Il y a une expression que j’abhorre, que les politiciens fédéralistes ne cessent de lancer pour justifier leur démission face à cette responsabilité. En choeur, ils répètent que « le fruit n’est pas mûr ». Mañana, comme disent les Mexicains. Chez les souverainistes, on se garde bien sûr d’employer cette même expression, mais on est un peu dans le même état d’esprit. Confort et indifférence. Le mouvement souverainiste est divisé, ce qui a pour effet d’autoriser l’attentisme du gouvernement Couillard, qui se complaît dans l’intendance à la petite semaine, favorisant ainsi le maintien d’un statu quo à mon sens dangereux. On dit qu’un gouvernement n’est jamais aussi bon que son opposition. Peut-être faudrait-il que celle-ci se réveille, que se lève à la manière d’un François Mitterrand un leader qui rassemble les nationalistes derrière un programme commun, ce qui ne manquerait pas d’aiguillonner le gouvernement.

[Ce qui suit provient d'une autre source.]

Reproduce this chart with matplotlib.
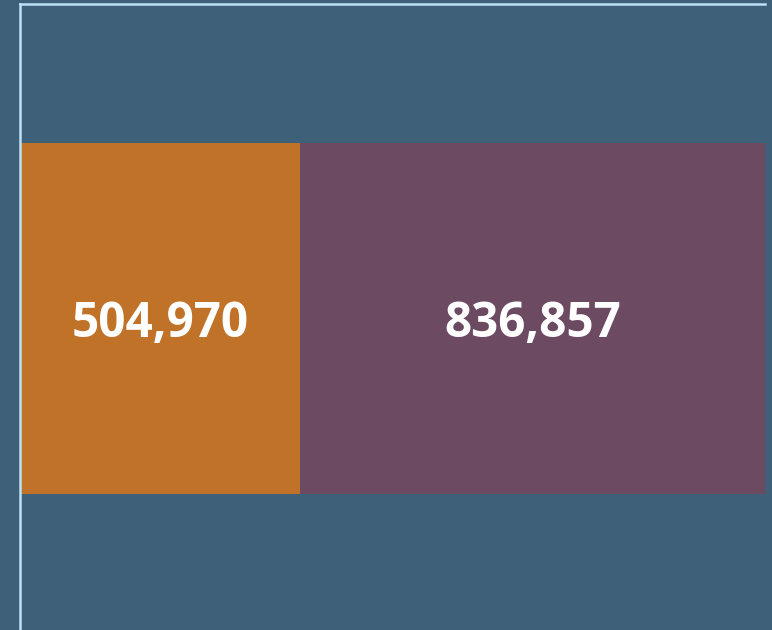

La société québécoise a fait des progrès importants au XXe siècle, mais il faut réaliser qu’elle sera sous forte pression au cours de ce XXIe siècle. Pression démographique, pression linguistique, pression économique. Ce siècle pourrait être déterminant pour notre société. Si j’ai un seul souhait à exprimer, et je terminerai là-dessus, c’est que ceux qui aujourd’hui ont 25, 30 ou 35 ans et qui auront bientôt à prendre notre sort en main ne se laissent pas emporter par cette torpeur collective. Ils voudront sans doute faire les choses autrement. Mais à leur tour, ils porteront la responsabilité de poursuivre le développement d’une société moderne vivant en français en Amérique du Nord. Ce n’est pas un mince devoir. C’est un devoir auquel on n’a pas le droit de se dérober.
Voilà, c’était là mon plaidoyer pour l’avenir.